The writing style of Garlic and Sapphires is mostly relaxed, making for a fun, quick read. As it is a memoir, one pitfall is that many of the quotes feel like exaggerations (since the author has no formal interviews, notes, or primary sources to quote from). There are some wonderful, elegant passages, though, such as her subway journey to Flushing:
“Now the train whistled through the streets of Queens, turning us into voyeurs as we stared at the dioramas in the uncurtained windows… Below us the colors of the children playing ball changed as we passed through staid pub-filled Irish neighborhoods and raucous Jamaican ones where the sidewalks became a riot of violent hues and the throbbing sound of metal drums wafted up to the train. And then we were in India, and the aroma of cardamom, cumin, ginger, and turmeric was so powerful that we had to resist the urge to jump off the subway….”
As a native New Yorker, the author is nostalgic about each dining or food-shopping experience she has enjoyed, with an exceptionally detailed memory and sense of geography.
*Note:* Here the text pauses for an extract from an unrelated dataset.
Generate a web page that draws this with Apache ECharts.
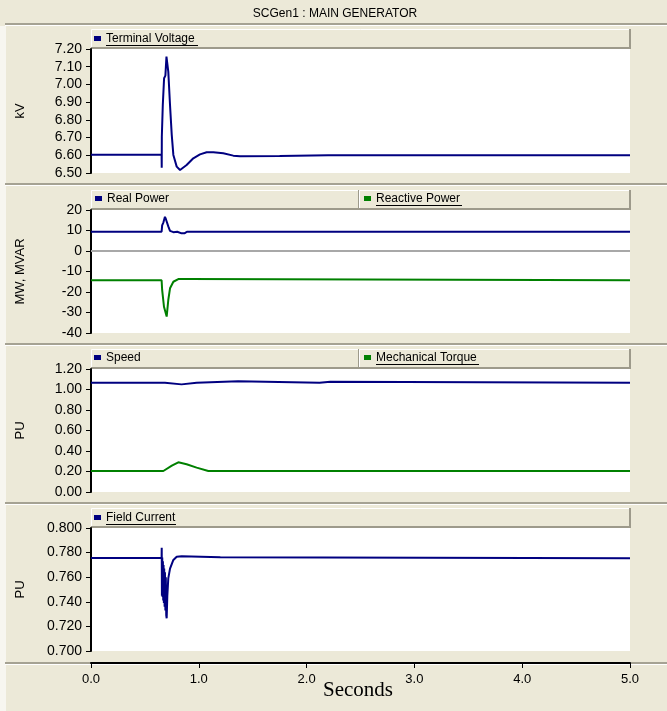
<!DOCTYPE html>
<html>
<head>
<meta charset="utf-8">
<script src="https://cdn.jsdelivr.net/npm/echarts@6/dist/echarts.min.js"></script>
<style>
  html, body { margin: 0; padding: 0; background: #ECE9D8; }
  #main { width: 667px; height: 711px; }
</style>
</head>
<body>
<div id="main"></div>
<script>
// time (s), value pairs
var terminalVoltage = [
  [0.00, 6.603], [0.655, 6.603], [0.656, 6.530], [0.657, 6.705], [0.664, 6.705],
  [0.666, 6.884], [0.676, 6.890], [0.678, 7.035], [0.690, 7.050], [0.700, 7.157],
  [0.706, 7.150], [0.717, 7.072], [0.733, 6.884], [0.749, 6.715], [0.764, 6.602],
  [0.795, 6.536], [0.826, 6.517], [0.887, 6.545], [0.949, 6.583], [1.011, 6.605],
  [1.073, 6.617], [1.135, 6.617], [1.227, 6.611], [1.320, 6.598], [1.382, 6.594],
  [1.750, 6.596], [2.200, 6.600], [5.00, 6.600]
];
var realPower = [
  [0, 9.4], [0.655, 9.4], [0.660, 12.5], [0.672, 14.0], [0.686, 16.7], [0.695, 15.5],
  [0.717, 12.0], [0.733, 9.8], [0.764, 9.2], [0.80, 9.4], [0.84, 8.6], [0.87, 8.7],
  [0.89, 9.4], [5.0, 9.4]
];
var reactivePower = [
  [0, -14.3], [0.655, -14.3], [0.660, -19.0], [0.677, -27.2], [0.702, -32.0],
  [0.717, -23.9], [0.733, -18.2], [0.764, -15.0], [0.810, -13.7], [0.903, -13.7],
  [0.918, -14.3], [5.0, -14.3]
];
var speed = [
  [0, 1.065], [0.686, 1.065], [0.69, 1.05], [0.84, 1.05], [0.845, 1.065], [0.98, 1.065],
  [0.985, 1.08], [1.365, 1.08], [1.37, 1.065], [2.12, 1.065], [2.125, 1.075],
  [2.22, 1.075], [2.225, 1.065], [5.0, 1.065]
];
var mechTorque = [
  [0, 0.205], [0.671, 0.205], [0.75, 0.257], [0.81, 0.29], [0.887, 0.27],
  [0.98, 0.238], [1.088, 0.205], [5.0, 0.205]
];
var fieldCurrent = [
  [0, 0.7757], [0.655, 0.7757], [0.656, 0.784], [0.658, 0.745], [0.661, 0.776],
  [0.664, 0.744], [0.667, 0.773], [0.670, 0.741], [0.673, 0.770], [0.676, 0.739],
  [0.679, 0.767], [0.683, 0.736], [0.686, 0.764], [0.690, 0.733], [0.694, 0.760],
  [0.698, 0.729], [0.702, 0.7266], [0.708, 0.745], [0.717, 0.759], [0.733, 0.767],
  [0.764, 0.774], [0.795, 0.7766], [0.841, 0.777], [1.2, 0.7762], [5.0, 0.7755]
];

var NAVY = '#000080', GREEN = '#008000';
var sans = '"Liberation Sans", Arial, sans-serif';

var panels = [
  { top: 49, height: 124, min: 6.5, max: 7.2, step: 0.1, dec: 2, name: 'kV' },
  { top: 210, height: 123, min: -40, max: 20, step: 10, dec: 0, name: 'MW, MVAR' },
  { top: 369, height: 123, min: 0, max: 1.2, step: 0.2, dec: 2, name: 'PU' },
  { top: 528, height: 123, min: 0.7, max: 0.8, step: 0.02, dec: 3, name: 'PU' }
];

var grids = [], xAxes = [], yAxes = [], gfx = [];

// white strip on the left edge and separator lines
gfx.push({ type: 'rect', shape: { x: 0, y: 26, width: 6, height: 685 }, style: { fill: '#F7F6F0' } });
var seps = [24, 184, 344, 503, 663];
seps.forEach(function (y) {
  gfx.push({ type: 'line', shape: { x1: 5, y1: y, x2: 667, y2: y }, style: { stroke: '#A5A293', lineWidth: 2 } });
  gfx.push({ type: 'line', shape: { x1: 5, y1: y + 1.5, x2: 667, y2: y + 1.5 }, style: { stroke: '#FFFFFF', lineWidth: 1 } });
});

function legendBar(y, x1, x2) {
  gfx.push({ type: 'rect', shape: { x: x1, y: y, width: x2 - x1, height: 19 }, style: { fill: '#ECE9D8' } });
  gfx.push({ type: 'polyline', shape: { points: [[x1 + 0.5, y + 19], [x1 + 0.5, y + 0.5], [x2, y + 0.5]] }, style: { stroke: '#FFFFFF', lineWidth: 1, fill: null } });
  gfx.push({ type: 'polyline', shape: { points: [[x1, y + 19], [x2, y + 19], [x2, y]] }, style: { stroke: '#9D9A8B', lineWidth: 2, fill: null } });
}
function legendItem(x, y, color, text, underline, width) {
  gfx.push({ type: 'rect', shape: { x: x, y: y + 7, width: 7, height: 5 }, style: { fill: color } });
  gfx.push({ type: 'text', x: x + 12, y: y + 10, style: { text: text, fill: '#000', font: '12px ' + sans, textVerticalAlign: 'middle' } });
  if (underline) {
    gfx.push({ type: 'line', shape: { x1: x + 12, y1: y + 16.5, x2: x + 12 + width, y2: y + 16.5 }, style: { stroke: '#000', lineWidth: 1 } });
  }
}

panels.forEach(function (p, i) {
  grids.push({ left: 91, right: 37, top: p.top, height: p.height, show: true, backgroundColor: '#FFFFFF', borderWidth: 0 });
  var last = i === panels.length - 1;
  xAxes.push({
    type: 'value', gridIndex: i, min: 0, max: 5, interval: 1, show: last, offset: last ? 12 : 0,
    axisLine: { show: true, lineStyle: { color: '#000', width: 2 } },
    axisTick: { show: true, inside: false, length: 5, lineStyle: { color: '#000' } },
    axisLabel: { color: '#000', fontSize: 13, fontFamily: sans, margin: 10, formatter: function (v) { return v.toFixed(1); } },
    splitLine: { show: false }
  });
  yAxes.push({
    type: 'value', gridIndex: i, min: p.min, max: p.max, interval: p.step,
    name: p.name, nameLocation: 'middle', nameGap: 64, nameRotate: 90,
    nameTextStyle: { color: '#000', fontSize: 13, fontFamily: sans },
    axisLine: { show: true, lineStyle: { color: '#000', width: 2 } },
    axisTick: { show: true, inside: false, length: 5, lineStyle: { color: '#000' } },
    axisLabel: { color: '#000', fontSize: 14, fontFamily: sans, margin: 9,
      formatter: (function (d) { return function (v) { return v.toFixed(d); }; })(p.dec) },
    splitLine: { show: false }
  });
  var ly = p.top - 20;
  if (i === 1 || i === 2) {
    legendBar(ly, 91, 359);
    legendBar(ly, 359, 630);
  } else {
    legendBar(ly, 91, 630);
  }
});

legendItem(94, 29, NAVY, 'Terminal Voltage', true, 92);
legendItem(95, 189, NAVY, 'Real Power', false, 0);
legendItem(364, 189, GREEN, 'Reactive Power', true, 86);
legendItem(94, 348, NAVY, 'Speed', false, 0);
legendItem(364, 348, GREEN, 'Mechanical Torque', true, 103);
legendItem(94, 508, NAVY, 'Field Current', true, 70);

gfx.push({ type: 'text', x: 335, y: 14, style: { text: 'SCGen1 : MAIN GENERATOR', fill: '#000', font: '12px ' + sans, textAlign: 'center', textVerticalAlign: 'middle' } });
gfx.push({ type: 'text', x: 358, y: 690, style: { text: 'Seconds', fill: '#000', font: '21px "Liberation Serif", "Times New Roman", serif', textAlign: 'center', textVerticalAlign: 'middle' } });

function line(name, data, color, idx, extra) {
  var s = {
    name: name, type: 'line', xAxisIndex: idx, yAxisIndex: idx, data: data,
    showSymbol: false, symbol: 'none', animation: false,
    lineStyle: { color: color, width: 2 }
  };
  return Object.assign(s, extra || {});
}

var myChart = echarts.init(document.getElementById('main'));
myChart.setOption({
  animation: false,
  grid: grids,
  xAxis: xAxes,
  yAxis: yAxes,
  graphic: { elements: gfx },
  series: [
    line('Terminal Voltage', terminalVoltage, NAVY, 0),
    line('Real Power', realPower, NAVY, 1, {
      markLine: { silent: true, symbol: 'none', label: { show: false },
        lineStyle: { color: '#A8A8A8', width: 2, type: 'solid' }, data: [{ yAxis: 0 }] },
      z: 3
    }),
    line('Reactive Power', reactivePower, GREEN, 1),
    line('Speed', speed, NAVY, 2),
    line('Mechanical Torque', mechTorque, GREEN, 2),
    line('Field Current', fieldCurrent, NAVY, 3)
  ]
});
</script>
</body>
</html>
The mythic nature of New York City (all of it - not just the ritzy Manhattan) hangs over Reichl and livens up her work.
One thing about this book did leave a bitter taste in my mouth: the total snobbery of the upper crust. The diners, waiters, and maitre d’s of the top NYC restaurants are total assholes, absolute tyrants. If you travel there to drop some change, they will treat you good, but most regular people, it seems, have no chance. Reichl attempts to address this problem in a column, saying she sometimes feels like an “elitist pig,” but that’s okay because there are now “fewer and fewer” snobby restaurants. She then admits in the book that this was a “cop out,” and the problem remains unresolved. In the end, Reichl leaves the Times, but mainly, it seems, for personal reasons, not because of the industry’s elitism. The author was right to point out class differences in this novel, but it brought perhaps too much reality into a book that is, otherwise, a wonderful source of escapism.